__Exercise objective__:
Retype, exactly as they stand, the lines from the start of the data to the line that contains "const seriesNames = ['Soil 1', 'Soil 2'];", both ends included. Leave the pictures out.

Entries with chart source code

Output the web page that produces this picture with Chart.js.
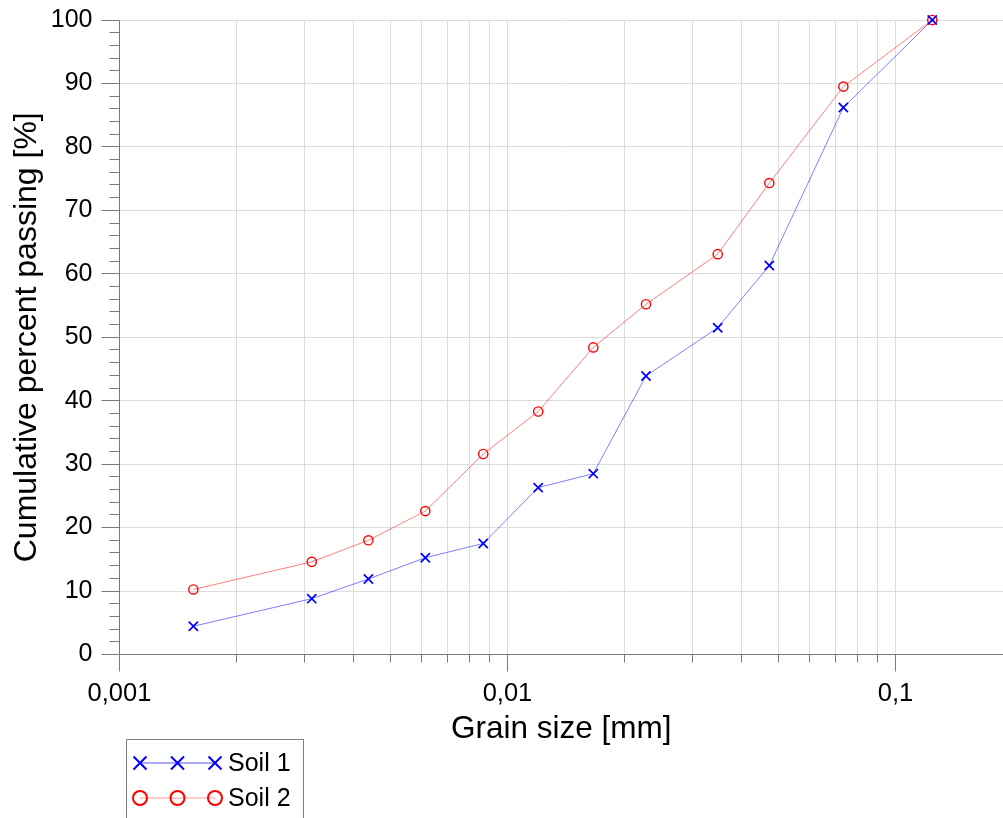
<!DOCTYPE html>
<html>
<head>
<meta charset="utf-8">
<script src="https://cdn.jsdelivr.net/npm/chart.js@4.4.1/dist/chart.umd.min.js"></script>
<style>
html, body { margin: 0; padding: 0; background: #fff; }
canvas { display: block; }
</style>
</head>
<body>
<canvas id="chartSoil" width="1003" height="818"></canvas>
<script>
// grain size [mm] of each reading, shared by both soils
const grainSize = [0.00155, 0.00313, 0.00438, 0.00614, 0.00866, 0.0120, 0.01664, 0.02275, 0.03482, 0.0473, 0.0734, 0.1244];
// cumulative percent passing [%]
const soil1 = [4.45, 8.8, 11.9, 15.25, 17.5, 26.3, 28.5, 43.9, 51.5, 61.3, 86.2, 100];
const soil2 = [10.25, 14.6, 18.0, 22.6, 31.6, 38.3, 48.4, 55.2, 63.1, 74.3, 89.5, 100];
const seriesNames = ['Soil 1', 'Soil 2'];

const xMajorTicks = [0.001, 0.01, 0.1];
const xTickLabels = ['0,001', '0,01', '0,1'];
const xMin = 0.001, xMax = 0.1893;
const yMin = 0, yMax = 100, yStep = 10, yMinorStep = 2;

const FONT = 'Liberation Sans, Arial, sans-serif';
const axisColor = '#7a7a7a';
const gridColor = '#dcdcdc';

// all log ticks 1..9 per decade, up to the last major
const xTickValues = [];
xMajorTicks.forEach(function (m, i) {
    const last = i === xMajorTicks.length - 1;
    for (let k = 1; k <= (last ? 1 : 9); k++) xTickValues.push(+(m * k).toPrecision(3));
});

function crisp(p) { return Math.round(p - 0.5) + 0.5; }

function drawCross(ctx, x, y, r) {
    ctx.beginPath();
    ctx.moveTo(x - r, y - r); ctx.lineTo(x + r, y + r);
    ctx.moveTo(x - r, y + r); ctx.lineTo(x + r, y - r);
    ctx.stroke();
}

const axesAndLegend = {
    id: 'axesAndLegend',
    afterDraw: function (chart) {
        const ctx = chart.ctx;
        const a = chart.chartArea;
        const xs = chart.scales.x, ys = chart.scales.y;
        const L = crisp(a.left), B = crisp(a.bottom);
        ctx.save();
        ctx.strokeStyle = axisColor;
        ctx.lineWidth = 1;
        ctx.beginPath();
        ctx.moveTo(L, crisp(a.top)); ctx.lineTo(L, B);
        ctx.moveTo(L, B); ctx.lineTo(chart.width, B);
        // y ticks
        for (let v = yMin; v <= yMax; v += yMinorStep) {
            const py = crisp(ys.getPixelForValue(v));
            const len = v % yStep === 0 ? 18 : 10;
            ctx.moveTo(L - len, py); ctx.lineTo(L, py);
        }
        // x ticks
        xTickValues.forEach(function (v) {
            const px = crisp(xs.getPixelForValue(v));
            const len = xMajorTicks.indexOf(v) >= 0 ? 17 : 8;
            ctx.moveTo(px, B); ctx.lineTo(px, B + len);
        });
        ctx.stroke();

        // legend box
        const bx = 126.5, by = 739.5;
        ctx.strokeStyle = '#808080';
        ctx.strokeRect(bx, by, 177, 100);
        const rows = [
            { y: 763, line: '#5a5aff', mark: '#0000ff', style: 'cross' },
            { y: 798, line: '#ff9a9a', mark: '#ff0000', style: 'circle' }
        ];
        const mx = [140, 177.5, 215];
        rows.forEach(function (r, i) {
            ctx.strokeStyle = r.line;
            ctx.lineWidth = 1.2;
            ctx.beginPath();
            ctx.moveTo(mx[0], r.y); ctx.lineTo(mx[2], r.y);
            ctx.stroke();
            ctx.strokeStyle = r.mark;
            ctx.lineWidth = 2;
            mx.forEach(function (x) {
                if (r.style === 'cross') {
                    drawCross(ctx, x, r.y, 6.5);
                } else {
                    ctx.beginPath();
                    ctx.arc(x, r.y, 7, 0, Math.PI * 2);
                    ctx.stroke();
                }
            });
            ctx.fillStyle = '#000';
            ctx.font = '25px ' + FONT;
            ctx.textBaseline = 'middle';
            ctx.textAlign = 'left';
            ctx.fillText(seriesNames[i], 228, r.y + 1);
        });
        ctx.restore();
    }
};

const ctxSoil = document.getElementById('chartSoil').getContext('2d');
const chartSoil = new Chart(ctxSoil, {
    type: 'scatter',
    data: {
        datasets: [{
            label: seriesNames[0],
            data: grainSize.map(function (x, i) { return { x: x, y: soil1[i] }; }),
            showLine: true,
            borderColor: 'rgba(0, 0, 255, 0.5)',
            borderWidth: 1,
            pointStyle: 'crossRot',
            pointRadius: 6.5,
            pointBorderColor: '#0000ff',
            pointBorderWidth: 1.7,
            pointBackgroundColor: 'transparent',
            clip: false
        }, {
            label: seriesNames[1],
            data: grainSize.map(function (x, i) { return { x: x, y: soil2[i] }; }),
            showLine: true,
            borderColor: 'rgba(255, 0, 0, 0.5)',
            borderWidth: 1,
            pointStyle: 'circle',
            pointRadius: 4.6,
            pointBorderColor: '#ff0000',
            pointBorderWidth: 1.4,
            pointBackgroundColor: 'transparent',
            clip: false
        }]
    },
    options: {
        responsive: false,
        animation: false,
        events: [],
        layout: { autoPadding: false, padding: { top: 20, right: 0, bottom: 0, left: 0 } },
        plugins: {
            legend: { display: false },
            tooltip: { enabled: false }
        },
        scales: {
            x: {
                type: 'logarithmic',
                min: xMin,
                max: xMax,
                afterBuildTicks: function (scale) {
                    scale.ticks = xTickValues.map(function (v) { return { value: v, major: false }; });
                },
                afterFit: function (scale) {
                    scale.height = 163.5;
                    scale.paddingLeft = 0;
                    scale.paddingRight = 0;
                },
                ticks: {
                    autoSkip: false,
                    maxRotation: 0,
                    padding: 24,
                    color: '#000',
                    font: { family: FONT, size: 25.5 },
                    callback: function (value) {
                        const i = xMajorTicks.indexOf(+(+value).toPrecision(3));
                        return i >= 0 ? xTickLabels[i] : '';
                    }
                },
                grid: { color: gridColor, drawTicks: false },
                border: { display: false },
                title: {
                    display: true,
                    text: 'Grain size [mm]',
                    color: '#000',
                    font: { family: FONT, size: 31.5 },
                    padding: { top: 0, bottom: 70 }
                }
            },
            y: {
                min: yMin,
                max: yMax,
                afterFit: function (scale) {
                    scale.width = 119.5;
                    scale.paddingTop = 0;
                    scale.paddingBottom = 0;
                },
                ticks: {
                    stepSize: yStep,
                    padding: 27,
                    color: '#000',
                    font: { family: FONT, size: 25 }
                },
                grid: { color: gridColor, drawTicks: false },
                border: { display: false },
                title: {
                    display: true,
                    text: 'Cumulative percent passing [%]',
                    color: '#000',
                    font: { family: FONT, size: 32 },
                    padding: { top: 8, bottom: 0 }
                }
            }
        }
    },
    plugins: [axesAndLegend]
});
</script>
</body>
</html>
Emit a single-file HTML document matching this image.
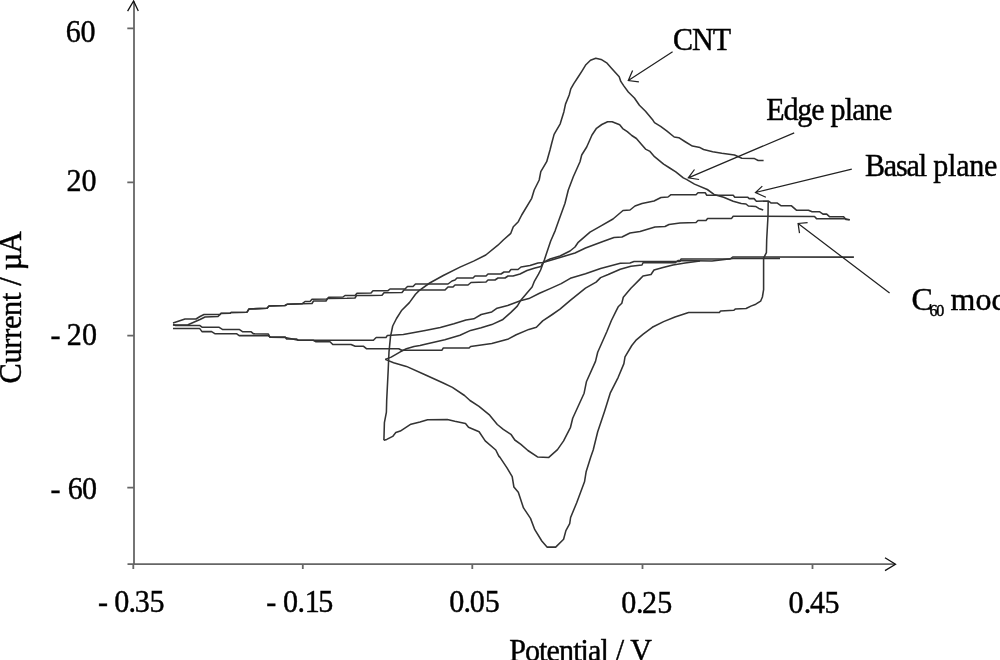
<!DOCTYPE html>
<html><head><meta charset="utf-8"><style>
html,body{margin:0;padding:0;background:#fff;width:1000px;height:660px;overflow:hidden}
svg{display:block;filter:blur(0.35px)}
text{font-family:"Liberation Serif",serif;fill:#000;stroke:#000;stroke-width:0.44px}
</style></head><body>
<svg width="1000" height="660" viewBox="0 0 1000 660">
<g fill="none" stroke="#666" stroke-width="1.8">
<path d="M134,1.5 L134,564.2 M127.5,564.2 L895,564.2"/>
<path d="M127.3,28.3 L134,28.3 M127.3,182.3 L134,182.3 M127.3,335.7 L134,335.7 M127.3,487.6 L134,487.6"/>
<path d="M133.3,564.3 L133.3,569 M302.8,564.3 L302.8,569 M472.3,564.3 L472.3,569 M642.5,564.3 L642.5,569 M812.5,564.3 L812.5,569"/>
</g>
<g fill="none" stroke="#111" stroke-width="1.3" stroke-linejoin="miter">
<path d="M127.6,11.2 L133.6,1 L138.3,11"/>
<path d="M885,557.7 L895.5,564.3 L885,570.6"/>
</g>
<g fill="none" stroke="#333" stroke-width="1.55" stroke-linejoin="round">
<path d="M383.9,440.2 L384.4,422.7 L386.4,412.1 L386.7,400.0 L388.2,370.0 L389.0,351.8 L390.5,336.7 L392.7,326.0 L396.5,318.5 L401.8,310.2 L409.4,302.6 L415.5,294.2 L419.1,290.6 L429.7,283.0 L443.3,275.5 L460.0,267.1 L473.6,261.1 L485.8,255.0 L497.9,245.2 L503.3,240.0 L510.8,233.3 L513.3,226.7 L518.3,221.7 L521.7,215.0 L531.7,198.3 L534.2,190.0 L539.2,180.0 L540.8,171.7 L546.7,161.7 L550.0,150.0 L551.7,143.3 L554.1,134.4 L560.2,123.8 L563.9,111.7 L565.5,104.1 L569.2,95.0 L570.8,88.9 L573.8,83.6 L578.3,76.8 L582.1,70.8 L585.9,64.7 L590.5,60.2 L595.8,58.3 L601.1,59.4 L607.1,63.2 L611.7,68.5 L619.2,76.8 L620.8,81.4 L623.8,85.9 L628.3,92.0 L634.4,98.0 L639.4,105.2 L645.5,111.2 L653.0,120.3 L654.5,122.6 L660.6,126.4 L666.7,130.9 L674.2,137.0 L678.8,137.7 L684.8,141.5 L692.4,146.1 L700.0,147.6 L703.6,149.5 L712.7,151.7 L721.8,153.2 L734.5,155.0 L741.8,158.3 L754.5,158.6 L758.2,160.5 L763.6,160.5"/>
<path d="M768.2,201.2 L768.0,216.0 L766.7,239.5 L766.4,252.7 L763.6,258.2 L763.6,289.7 L762.4,297.0 L760.6,301.2 L755.8,304.2 L750.9,306.1 L746.1,308.5 L735.2,309.1 L733.9,310.3 L720.6,310.9 L719.4,312.5 L700.0,312.5 L688.6,312.5 L675.0,317.0 L663.6,321.6 L652.3,327.3 L643.2,334.1 L636.4,339.8 L631.8,345.5 L625.0,356.8 L623.9,363.6 L618.2,377.3 L610.2,393.2 L604.5,411.4 L597.7,431.8 L593.2,450.0 L590.6,457.4 L586.2,471.4 L584.5,481.8 L576.7,502.7 L570.6,517.5 L569.7,523.6 L565.9,530.6 L563.6,539.3 L555.7,547.1 L547.0,547.1 L541.8,541.0 L534.8,529.7 L530.5,518.4 L523.5,507.9 L518.3,492.3 L513.9,487.0 L512.2,476.6 L507.0,467.9 L500.0,457.4 L498.8,456.1 L495.8,450.0 L485.2,440.9 L479.1,431.8 L468.5,427.3 L465.5,423.5 L454.8,421.2 L447.3,419.4 L427.6,419.7 L420.0,422.0 L410.9,424.2 L400.3,431.1 L395.8,432.6 L392.7,436.4 L386.7,439.4 L383.9,440.2"/>
<path d="M385.2,359.4 L391.2,357.1 L400.3,351.8 L406.4,348.8 L414.0,346.5 L420.0,345.5 L425.2,344.2 L444.8,339.7 L460.0,335.2 L470.6,330.4 L481.2,327.8 L491.8,324.6 L502.4,319.8 L510.9,312.4 L517.3,306.1 L520.4,300.8 L525.7,294.4 L532.1,287.0 L534.2,281.7 L538.5,274.2 L540.6,270.0 L544.5,259.4 L550.6,241.2 L555.2,230.6 L558.3,221.7 L565.0,203.3 L568.3,190.0 L573.3,176.7 L580.0,161.7 L581.7,155.0 L586.7,147.0 L592.0,135.0 L596.5,128.3 L601.8,124.5 L607.6,121.8 L612.1,121.8 L619.7,124.8 L622.7,128.6 L627.3,131.7 L631.8,135.5 L636.4,138.5 L640.9,143.8 L645.5,149.1 L650.0,151.4 L654.5,156.7 L663.6,164.2 L669.7,168.0 L675.8,171.8 L683.3,177.9 L686.4,179.4 L694.5,184.1 L707.3,189.5 L714.0,194.4 L723.6,197.2 L733.2,201.2 L741.2,203.6 L746.0,204.0 L748.4,206.0 L755.6,206.4 L758.8,208.4 L763.2,210.0"/>
<path d="M385.2,359.4 L393.6,362.7 L406.4,366.4 L424.5,374.5 L442.7,382.7 L452.4,387.4 L464.5,395.5 L470.0,400.5 L479.0,406.4 L489.7,415.2 L497.3,424.5 L503.3,429.3 L510.9,434.3 L514.8,440.0 L520.9,444.4 L527.9,450.5 L537.5,456.9 L548.8,457.4 L557.5,449.6 L563.6,440.9 L570.5,427.3 L572.7,418.2 L584.1,393.2 L586.4,381.8 L595.5,361.4 L597.7,352.3 L606.8,331.8 L611.4,320.5 L615.9,311.4 L618.2,306.8 L621.8,303.3 L623.3,297.3 L630.9,288.2 L640.0,279.1 L643.0,276.0 L651.0,274.5 L654.0,270.0 L663.0,267.5 L673.0,265.0 L685.0,263.0 L700.0,261.0"/>
<path d="M173.0,323.0 L185.0,319.0 L196.0,319.0 L200.0,316.5 L204.0,314.5 L220.0,314.5 L221.0,313.3 L230.0,313.3 L231.0,312.5 L247.0,312.2 L249.0,309.0 L267.0,308.3 L269.0,306.0 L285.0,305.5 L287.0,304.3 L302.0,303.8 L305.0,301.5 L310.0,301.5 L312.0,299.2 L327.0,299.0 L329.0,297.2 L343.0,297.0 L345.0,295.5 L355.0,295.5 L357.0,293.2 L371.0,293.0 L373.0,290.7 L388.0,290.7 L390.0,289.0 L405.0,289.0 L407.5,286.5 L413.0,286.5 L415.5,284.0 L448.0,284.0 L452.0,281.0 L455.0,280.0 L457.0,278.0 L473.0,278.0 L475.0,276.0 L486.0,276.0 L488.0,274.0 L501.0,274.0 L504.0,272.0 L509.0,272.0 L511.0,269.5 L518.0,269.5 L521.0,267.0 L530.0,265.5 L538.0,263.0 L543.0,262.4 L550.0,259.0 L560.0,256.0 L565.0,253.5 L570.0,251.0 L575.0,247.0 L577.9,242.7 L590.0,232.1 L600.6,226.1 L613.0,219.0 L623.0,210.5 L630.0,210.0 L635.0,206.0 L642.0,203.5 L654.0,201.0 L661.0,197.5 L668.0,197.0 L671.0,194.7 L696.0,194.7 L698.0,192.8 L705.2,192.8 L706.8,195.2 L733.2,195.2 L734.8,197.2 L747.6,197.2 L749.2,198.6 L754.0,198.6 L756.4,201.2 L768.5,201.0 L770.9,202.9 L777.0,202.9 L781.2,205.8 L791.5,205.8 L796.4,210.2 L808.5,210.2 L812.1,211.7 L819.4,211.7 L823.0,214.1 L826.7,214.1 L829.7,216.8 L843.6,216.8 L846.0,219.5 L849.7,219.8"/>
<path d="M173.0,325.0 L188.0,324.8 L200.0,319.5 L205.0,317.0 L218.0,316.5 L221.0,313.5 L230.0,313.3 L231.0,312.5 L247.0,312.2 L249.0,309.0 L267.0,308.3 L269.0,306.0 L285.0,305.5 L287.0,304.3 L302.0,303.8 L312.0,303.5 L313.5,301.0 L326.0,301.0 L327.5,298.5 L347.0,298.3 L355.0,298.0 L356.5,295.5 L370.0,295.5 L382.0,295.2 L384.0,292.7 L402.0,292.5 L404.0,290.0 L445.0,290.0 L448.0,287.0 L453.0,287.0 L455.0,285.0 L468.0,285.0 L471.0,282.5 L486.0,282.0 L488.0,280.0 L495.0,280.0 L498.0,278.0 L505.0,278.0 L508.0,276.0 L513.0,276.0 L520.0,274.0 L527.0,270.5 L535.0,268.0 L541.0,266.5 L543.0,262.4 L555.0,259.0 L565.0,256.0 L575.0,253.0 L585.5,248.0 L603.6,241.2 L614.0,237.5 L622.0,237.0 L630.0,233.0 L640.0,231.5 L655.0,227.0 L665.0,226.5 L669.0,224.5 L680.0,223.0 L696.0,222.5 L698.0,220.5 L706.0,220.4 L707.6,218.4 L731.6,218.4 L733.2,216.2 L814.5,216.5 L816.5,218.6 L844.8,218.7 L849.7,219.8"/>
<path d="M173.0,324.5 L175.6,325.4 L199.6,325.4 L202.0,327.2 L218.8,327.2 L222.4,329.4 L239.2,329.4 L242.8,331.8 L251.2,331.8 L253.6,333.8 L268.4,334.0 L269.8,337.1 L285.2,337.1 L286.6,338.9 L296.4,338.9 L298.5,340.3 L373.4,340.3 L376.2,337.5 L386.0,337.5 L387.4,335.4 L403.3,334.4 L417.0,332.1 L425.2,330.6 L440.3,327.6 L453.9,323.8 L466.0,320.0 L473.8,318.8 L481.2,314.5 L491.8,311.9 L497.1,308.2 L507.7,305.5 L520.4,300.8 L528.9,298.6 L539.5,293.3 L550.1,288.6 L561.2,283.6 L570.3,278.3 L585.5,273.8 L600.6,268.5 L620.3,263.2 L630.0,263.0 L634.0,261.5 L680.0,261.5 L681.0,259.0 L730.0,259.0 L732.7,257.0 L853.9,257.1"/>
<path d="M173.0,328.4 L199.6,328.4 L202.0,331.6 L211.6,331.6 L215.2,333.8 L236.8,333.8 L239.2,335.6 L268.0,335.6 L270.4,337.2 L285.0,337.5 L298.5,340.3 L313.2,340.3 L316.0,341.7 L330.0,341.7 L332.8,344.5 L351.0,344.5 L355.2,346.3 L363.6,346.3 L366.4,348.7 L398.7,348.7 L401.8,350.3 L441.8,350.3 L443.3,348.0 L469.1,348.0 L470.6,346.5 L491.8,343.5 L508.5,338.9 L516.2,334.7 L528.9,329.4 L536.4,327.3 L542.7,320.9 L552.3,314.5 L560.0,309.2 L570.3,300.3 L585.5,288.2 L596.1,282.1 L600.6,277.6 L608.2,274.5 L620.3,269.2 L630.9,266.2 L642.0,265.0 L643.0,262.8 L675.0,262.8 L678.0,260.5 L712.0,261.0 L733.0,258.5 L780.0,258.5"/>
</g>
<g fill="none" stroke="#222" stroke-width="1.25">
<path d="M672.6,51.8 L628.3,80.5 M632.6,70.6 L628.3,80.5 L638.9,81.8"/>
<path d="M794.2,132.8 L688.3,177.8 M694.5,169.5 L688.3,177.8 L699.1,179.5"/>
<path d="M851.8,169.1 L755.5,192.5 M762.3,186.1 L755.5,192.5 L765.9,197.3"/>
<path d="M889.6,293.1 L798.1,223.5 M807.6,222.6 L798.1,223.5 L799.5,233.2"/>
</g>
<g font-size="32">
<text transform="scale(0.94,1)" x="69.91 85.60" y="41.7">60</text>
<text transform="scale(0.94,1)" x="70.84 86.77" y="190.8">20</text>
<text transform="scale(0.94,1)" x="53.61 64.26 70.94 87.30" y="345.4">- 20</text>
<text transform="scale(0.94,1)" x="53.61 64.26 72.14 87.30" y="499.1">- 60</text>
<text transform="scale(0.94,1)" x="104.14 114.80 121.66 136.73 143.26 159.00" y="612.0">- 0.35</text>
<text transform="scale(0.94,1)" x="283.29 293.94 301.13 316.62 324.11 338.47" y="612.2">- 0.15</text>
<text transform="scale(0.94,1)" x="477.83 493.22 499.85 515.81" y="612.0">0.05</text>
<text transform="scale(0.94,1)" x="660.81 676.51 682.96 699.11" y="612.7">0.25</text>
<text transform="scale(0.94,1)" x="838.79 855.13 861.72 877.08" y="612.7">0.45</text>
<text transform="scale(0.94,1)" x="715.93" y="50.1" textLength="61.94" lengthAdjust="spacing">CNT</text>
<text transform="scale(0.94,1)" x="815.26" y="119.6" textLength="61.91" lengthAdjust="spacing">Edge</text>
<text transform="scale(0.94,1)" x="883.43" y="119.6" textLength="65.97" lengthAdjust="spacing">plane</text>
<text transform="scale(0.94,1)" x="920.15" y="175.6" textLength="66.23" lengthAdjust="spacing">Basal</text>
<text transform="scale(0.94,1)" x="992.90" y="175.6" textLength="68.21" lengthAdjust="spacing">plane</text>
<text transform="scale(0.94,1)" x="541.64" y="661" textLength="106.12" lengthAdjust="spacing">Potential</text>
<text transform="scale(0.94,1)" x="655.01" y="661">/</text>
<text transform="scale(0.94,1)" x="670.61" y="661">V</text>
<text transform="translate(21.3,383.4) rotate(-90) scale(0.95,1)" textLength="160.2" lengthAdjust="spacing">Current / µA</text>
<text x="911.5" y="309.6">C</text><text x="929.6" y="315.6" font-size="16" textLength="14.6" lengthAdjust="spacing">60</text><text x="950.5" y="309.6">mod</text>
</g>
</svg>
</body></html>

__Exercise output__:
Output the web page that produces this picture with Chart.js.
<!DOCTYPE html>
<html>
<head>
<meta charset="utf-8">
<script src="https://cdn.jsdelivr.net/npm/chart.js@4.4.1/dist/chart.umd.min.js"></script>
<style>
html, body { margin: 0; padding: 0; background: #fff; }
canvas { display: block; }
</style>
</head>
<body>
<canvas id="chartSoil" width="1003" height="818"></canvas>
<script>
// grain size [mm] of each reading, shared by both soils
const grainSize = [0.00155, 0.00313, 0.00438, 0.00614, 0.00866, 0.0120, 0.01664, 0.02275, 0.03482, 0.0473, 0.0734, 0.1244];
// cumulative percent passing [%]
const soil1 = [4.45, 8.8, 11.9, 15.25, 17.5, 26.3, 28.5, 43.9, 51.5, 61.3, 86.2, 100];
const soil2 = [10.25, 14.6, 18.0, 22.6, 31.6, 38.3, 48.4, 55.2, 63.1, 74.3, 89.5, 100];
const seriesNames = ['Soil 1', 'Soil 2'];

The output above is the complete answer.